-------- PROVIDED MATERIAL

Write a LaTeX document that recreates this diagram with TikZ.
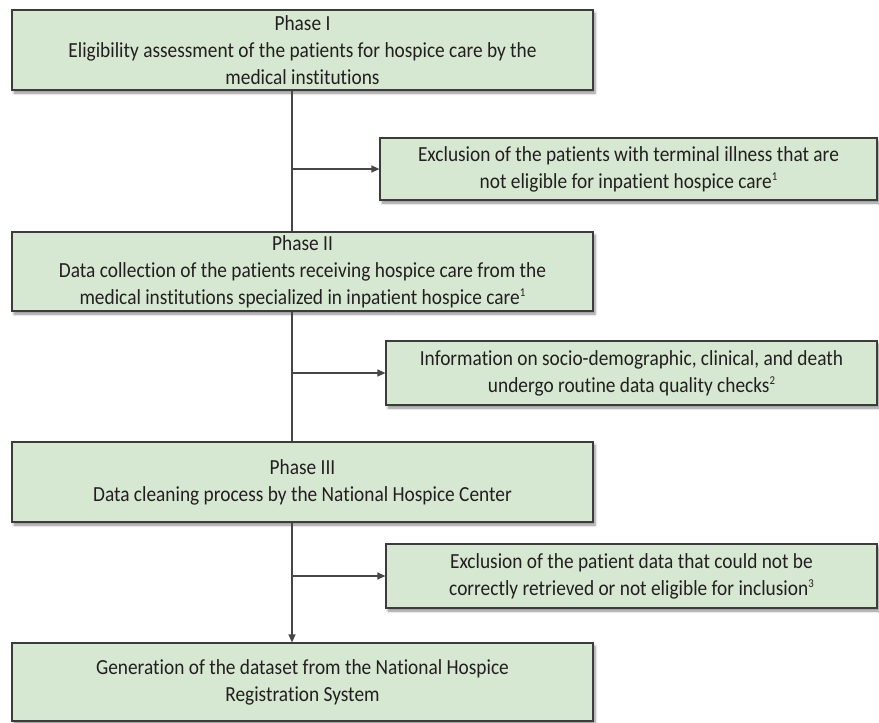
\documentclass[tikz,border=0pt]{standalone}
\usepackage{fontspec}
\setmainfont{Carlito}[FakeStretch=0.9, Ligatures={NoCommon}]
\usetikzlibrary{arrows.meta,shadows.blur}
\definecolor{boxfill}{RGB}{215,232,210}
\definecolor{boxline}{RGB}{60,60,60}
\definecolor{txt}{RGB}{35,31,32}
\definecolor{conn}{RGB}{70,70,70}
\tikzset{
  stepbox/.style={draw=boxline, line width=1.2pt, fill=boxfill, inner sep=0pt,
    align=center, text=txt, font=\fontsize{21.5}{27}\selectfont,
    blur shadow={shadow xshift=2pt, shadow yshift=-3pt, shadow blur steps=6, shadow blur radius=2.5pt, shadow opacity=45}},
  link/.style={draw=conn, line width=1.2pt},
  arrowlink/.style={link, -{Triangle[length=8pt,width=7pt]}}
}
\newcommand{\sups}[1]{\raisebox{0.75ex}{\fontsize{12}{12}\selectfont #1}}
\begin{document}
\begin{tikzpicture}[x=1pt,y=-1pt]
\useasboundingbox (0,0) rectangle (879,723);
\node[stepbox, minimum width=581pt, minimum height=80pt] (p1) at (302.5,50)
  {Phase I\\Eligibility assessment of the patients for hospice care by the\\medical institutions};
\node[stepbox, minimum width=497pt, minimum height=62pt] (e1) at (628.5,169)
  {Exclusion of the patients with terminal illness that are\\not eligible for inpatient hospice care\sups{1}};
\node[stepbox, minimum width=581pt, minimum height=79pt] (p2) at (302.5,271.5)
  {Phase II\\Data collection of the patients receiving hospice care from the\\medical institutions specialized in inpatient hospice care\sups{1}};
\node[stepbox, minimum width=491pt, minimum height=64pt] (e2) at (631.5,373)
  {Information on socio-demographic, clinical, and death\\undergo routine data quality checks\sups{2}};
\node[stepbox, minimum width=581pt, minimum height=80pt] (p3) at (302.5,482)
  {Phase III\\Data cleaning process by the National Hospice Center};
\node[stepbox, minimum width=491pt, minimum height=64pt] (e3) at (631.5,576)
  {Exclusion of the patient data that could not be\\correctly retrieved or not eligible for inclusion\sups{3}};
\node[stepbox, minimum width=581pt, minimum height=78pt] (p4) at (302.5,682)
  {Generation of the dataset from the National Hospice\\Registration System};
\coordinate (v) at (292,0);
\draw[link] (p1.south -| v) -- (p2.north -| v);
\draw[link] (p2.south -| v) -- (p3.north -| v);
\draw[arrowlink] (p3.south -| v) -- (p4.north -| v);
\draw[arrowlink] (e1.west -| v) -- (e1.west);
\draw[arrowlink] (e2.west -| v) -- (e2.west);
\draw[arrowlink] (e3.west -| v) -- (e3.west);
\end{tikzpicture}
\end{document}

----------------

### STATED PROBLEM
Repeat the listing above exactly, with no pictures.

### WORKED SOLUTION
Write a LaTeX document that recreates this diagram with TikZ.
\documentclass[tikz,border=0pt]{standalone}
\usepackage{fontspec}
\setmainfont{Carlito}[FakeStretch=0.9, Ligatures={NoCommon}]
\usetikzlibrary{arrows.meta,shadows.blur}
\definecolor{boxfill}{RGB}{215,232,210}
\definecolor{boxline}{RGB}{60,60,60}
\definecolor{txt}{RGB}{35,31,32}
\definecolor{conn}{RGB}{70,70,70}
\tikzset{
  stepbox/.style={draw=boxline, line width=1.2pt, fill=boxfill, inner sep=0pt,
    align=center, text=txt, font=\fontsize{21.5}{27}\selectfont,
    blur shadow={shadow xshift=2pt, shadow yshift=-3pt, shadow blur steps=6, shadow blur radius=2.5pt, shadow opacity=45}},
  link/.style={draw=conn, line width=1.2pt},
  arrowlink/.style={link, -{Triangle[length=8pt,width=7pt]}}
}
\newcommand{\sups}[1]{\raisebox{0.75ex}{\fontsize{12}{12}\selectfont #1}}
\begin{document}
\begin{tikzpicture}[x=1pt,y=-1pt]
\useasboundingbox (0,0) rectangle (879,723);
\node[stepbox, minimum width=581pt, minimum height=80pt] (p1) at (302.5,50)
  {Phase I\\Eligibility assessment of the patients for hospice care by the\\medical institutions};
\node[stepbox, minimum width=497pt, minimum height=62pt] (e1) at (628.5,169)
  {Exclusion of the patients with terminal illness that are\\not eligible for inpatient hospice care\sups{1}};
\node[stepbox, minimum width=581pt, minimum height=79pt] (p2) at (302.5,271.5)
  {Phase II\\Data collection of the patients receiving hospice care from the\\medical institutions specialized in inpatient hospice care\sups{1}};
\node[stepbox, minimum width=491pt, minimum height=64pt] (e2) at (631.5,373)
  {Information on socio-demographic, clinical, and death\\undergo routine data quality checks\sups{2}};
\node[stepbox, minimum width=581pt, minimum height=80pt] (p3) at (302.5,482)
  {Phase III\\Data cleaning process by the National Hospice Center};
\node[stepbox, minimum width=491pt, minimum height=64pt] (e3) at (631.5,576)
  {Exclusion of the patient data that could not be\\correctly retrieved or not eligible for inclusion\sups{3}};
\node[stepbox, minimum width=581pt, minimum height=78pt] (p4) at (302.5,682)
  {Generation of the dataset from the National Hospice\\Registration System};
\coordinate (v) at (292,0);
\draw[link] (p1.south -| v) -- (p2.north -| v);
\draw[link] (p2.south -| v) -- (p3.north -| v);
\draw[arrowlink] (p3.south -| v) -- (p4.north -| v);
\draw[arrowlink] (e1.west -| v) -- (e1.west);
\draw[arrowlink] (e2.west -| v) -- (e2.west);
\draw[arrowlink] (e3.west -| v) -- (e3.west);
\end{tikzpicture}
\end{document}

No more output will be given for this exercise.